Hooten Wilson sees that literature can reveal God, form character and elevate our souls. Yet, while the liberal arts can offer a critical role in our cultural and personal development, more and more colleges and universities across the country are losing sight of this. She noted that as schools strive to only prepare students to earn jobs and make money — fine aims in and of themselves — it is coming at the expense of downplaying the transformative power of the liberal arts.
Hooten Wilson understands that it's the role of a Christian college, and that of good teachers, to ensure the humanities are approached with a Christian understanding. Literature is often ambiguous and challenging, demanding a level of engagement that only a good teacher and academic environment can foster.
Hooten Wilson points out that this is especially important in our modern climate, one that often presents human beings as a “consumer or producer, scraped down to one’s utilitarian value in the world.” The humanities work against this dehumanizing paradigm. Instead, they help us grasp what human flourishing does — and does not — look like.
"The great stories give us multiple lenses through which to view the world in which we are living rather than a myopic vision," Hooten Wilson said. “The humanities explore what it means to be human and provide the resources for someone who desires to imitate the incarnate God. For Christian colleges, the humanities only work when faith and piety are at the foundation.”
However, it isn’t only the humanities that are suffering these days, but all of the liberal arts.
“Mathematics and sciences are also being reduced. They should be about wonder, seeing patterns in nature, and learning of a new way to see the world. Instead, they are being used for their utility and application with the low goal of only making money,” posited Hooten Wilson.
This is one of the reasons Hooten Wilson is grateful to be teaching, writing and speaking as a member of UD’s intellectual community.

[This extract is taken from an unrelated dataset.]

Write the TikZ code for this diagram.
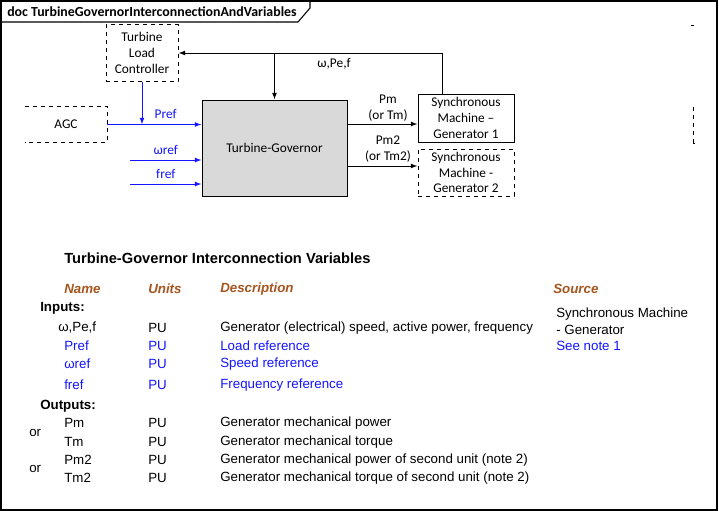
\documentclass[tikz,border=0pt]{standalone}
\usepackage{fontspec}
\setmainfont{Liberation Sans}
\newfontfamily\calfont{Carlito}
\usetikzlibrary{arrows.meta}
\definecolor{refblue}{RGB}{20,20,255}
\definecolor{hdrbrown}{RGB}{165,85,30}
\definecolor{tggray}{RGB}{217,217,217}
\tikzset{
  dia/.style={font=\calfont\fontsize{10}{11.8}\selectfont, inner sep=0pt},
  blockbox/.style={dia, draw, line width=0.7pt, align=center},
  dashbox/.style={blockbox, dashed},
  arr/.style={line width=0.7pt, -{Latex[length=5pt,width=3.6pt]}},
  barr/.style={arr, draw=refblue},
  blab/.style={dia, text=refblue},
  tab/.style={font=\fontsize{10}{12}\selectfont, inner sep=0pt, anchor=west},
  tabblue/.style={tab, text=refblue},
  tabhdr/.style={tab, font=\fontsize{10}{12}\selectfont\bfseries\itshape, text=hdrbrown},
  tabsec/.style={tab, font=\fontsize{10}{12}\selectfont\bfseries},
}
\begin{document}
\begin{tikzpicture}[x=0.75pt,y=-0.75pt]
\useasboundingbox (0,0) rectangle (719,511);
% frame
\draw[line width=1.1pt] (1,1) rectangle (717,510);
\draw[line width=0.8pt] (1,22) -- (298,22) -- (310,8) -- (310,1);
\node[font=\calfont\fontsize{10.4}{12}\selectfont\bfseries, anchor=west, inner sep=0pt] (title) at (7,12) {doc TurbineGovernorInterconnectionAndVariables};

% blocks
\node[dashbox, minimum width=72*0.75pt, minimum height=57*0.75pt] (tlc) at (142,53) {Turbine\\Load\\Controller};
\node[dia, minimum width=82*0.75pt, minimum height=35*0.75pt] (agc) at (66,124.5) {AGC};
\draw[dashed, line width=0.7pt] (agc.north west) -- (agc.north east) -- (agc.south east) -- (agc.south west);
\node[blockbox, fill=tggray, minimum width=145*0.75pt, minimum height=96*0.75pt] (tg) at (274.5,148) {Turbine-Governor};
\node[blockbox, minimum width=96*0.75pt, minimum height=48*0.75pt] (sm1) at (466,118) {Synchronous\\Machine –\\Generator 1};
\node[dashbox, minimum width=96*0.75pt, minimum height=47*0.75pt] (sm2) at (466,172.5) {Synchronous\\Machine -\\Generator 2};

% partial box at right edge
\coordinate (pa) at (691,25);
\coordinate (pb) at (694,25);
\draw[line width=0.7pt] (pa) -- (pb);
\coordinate (pc) at (693,107);
\coordinate (pd) at (693,143);
\coordinate (pe) at (695,143);
\draw[dashed, line width=0.7pt] (pc) -- (pd);
\draw[line width=0.7pt] (pd) -- (pe);

% blue inputs
\draw[barr] (agc.east) -- (agc.east -| tg.west) node[blab, pos=0.62, above=4pt] {Pref};
\draw[barr] (tlc.south) -- (tlc.south |- agc.east);
\coordinate (wr) at (130,160);
\draw[barr] (wr) -- (wr -| tg.west) node[blab, pos=0.5, above=4pt] {ωref};
\coordinate (fr) at (130,184);
\draw[barr] (fr) -- (fr -| tg.west) node[blab, pos=0.5, above=4pt] {fref};

% feedback
\coordinate (fb) at (442,53);
\coordinate (br) at (274.5,53);
\draw[arr] (sm1.north -| fb) -- (fb) -- (tlc.east);
\draw[arr] (br) -- (tg.north);
\node[dia, anchor=center] (wpf) at (334,64) {ω,Pe,f};

% outputs
\coordinate (pm) at (347,124);
\draw[arr] (pm) -- (pm -| sm1.west);
\node[dia, align=center] (pmlab) at (388,108) {Pm\\(or Tm)};
\coordinate (pm2) at (347,166);
\draw[arr] (pm2) -- (pm2 -| sm2.west);
\node[dia, align=center] (pm2lab) at (388,149) {Pm2\\(or Tm2)};

% table
\node[tab, font=\fontsize{11}{13}\selectfont\bfseries] (ttl) at (64,258) {Turbine-Governor Interconnection Variables};
\node[tabhdr] (hname) at (64,289) {Name};
\node[tabhdr] (hunits) at (148,289) {Units};
\node[tabhdr] (hdesc) at (220,289) {Description};
\node[tabhdr] (hsrc) at (553,289) {Source};
\node[tabsec] (inp) at (40,308) {Inputs:};
\node[tab] (n1) at (58,328) {ω,Pe,f};
\node[tab] (u1) at (148,328) {PU};
\node[tab] (d1) at (220,328) {Generator (electrical) speed, active power, frequency};
\node[tabblue] (n2) at (64,346) {Pref};
\node[tabblue] (u2) at (148,346) {PU};
\node[tabblue] (d2) at (220,346) {Load reference};
\node[tabblue] (n3) at (64,364) {ωref};
\node[tabblue] (u3) at (148,364) {PU};
\node[tabblue] (d3) at (220,364) {Speed reference};
\node[tabblue] (n4) at (64,385) {fref};
\node[tabblue] (u4) at (148,385) {PU};
\node[tabblue] (d4) at (220,385) {Frequency reference};
\node[tab] (s1) at (556,314) {Synchronous Machine};
\node[tab] (s2) at (556,330) {- Generator};
\node[tabblue] (s3) at (556,346) {See note 1};
\node[tabsec] (outp) at (40,406) {Outputs:};
\node[tab] (n5) at (64,423) {Pm};
\node[tab] (u5) at (148,423) {PU};
\node[tab] (d5) at (220,423) {Generator mechanical power};
\node[tab] (n6) at (64,442) {Tm};
\node[tab] (u6) at (148,442) {PU};
\node[tab] (d6) at (220,442) {Generator mechanical torque};
\node[tab] (n7) at (64,460) {Pm2};
\node[tab] (u7) at (148,460) {PU};
\node[tab] (d7) at (220,460) {Generator mechanical power of second unit (note 2)};
\node[tab] (n8) at (64,478) {Tm2};
\node[tab] (u8) at (148,478) {PU};
\node[tab] (d8) at (220,478) {Generator mechanical torque of second unit (note 2)};
\node[tab] (or1) at (29,433) {or};
\node[tab] (or2) at (29,469) {or};
\end{tikzpicture}
\end{document}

“Just as liberal arts programs are losing their value, here is the University of Dallas pouring back into their own liberal arts programs. I’ve been so grateful to have my name attached to the school and for being able to point people back to it,” Hooten Wilson said.
Hooten Wilson recently received an Initiative Grant from the Council for Christian Colleges & Universities to work toward a better appreciation and understanding of the liberal arts in higher education. She is collaborating on a project titled "Between Pandemic and Protest: Exploring the Future of Liberal Arts in Higher Education,” which aims to stoke discussion around how the liberal arts can respond to the recent civic protests and coronavirus pandemic.
Hooten Wilson’s hope is that the project, which incorporates interviews with university administrators and others, such as Yale professor and theologian Willie James Jennings and Harvey Mudd College mathematics professor Francis Su, will help higher education institutions make decisions that reaffirm the value of the liberal arts.
“In higher ed, we are not seeing the abundance of God and letting Him do whatever He needs to do. We should be asking ourselves: How might we be more like David and strike down Goliath with God’s help? We’re able to do the most innovative work from a place of abundance rather than a place of fear,” Hooten Wilson said.
Although there are serious challenges to faith-based higher education these days, Hooten Wilson reminds us not to compromise by denuding the liberal arts of their intrinsic value for students and the culture overall.
“We have to believe in the abundance of God and let Him do whatever He needs to do,” she said.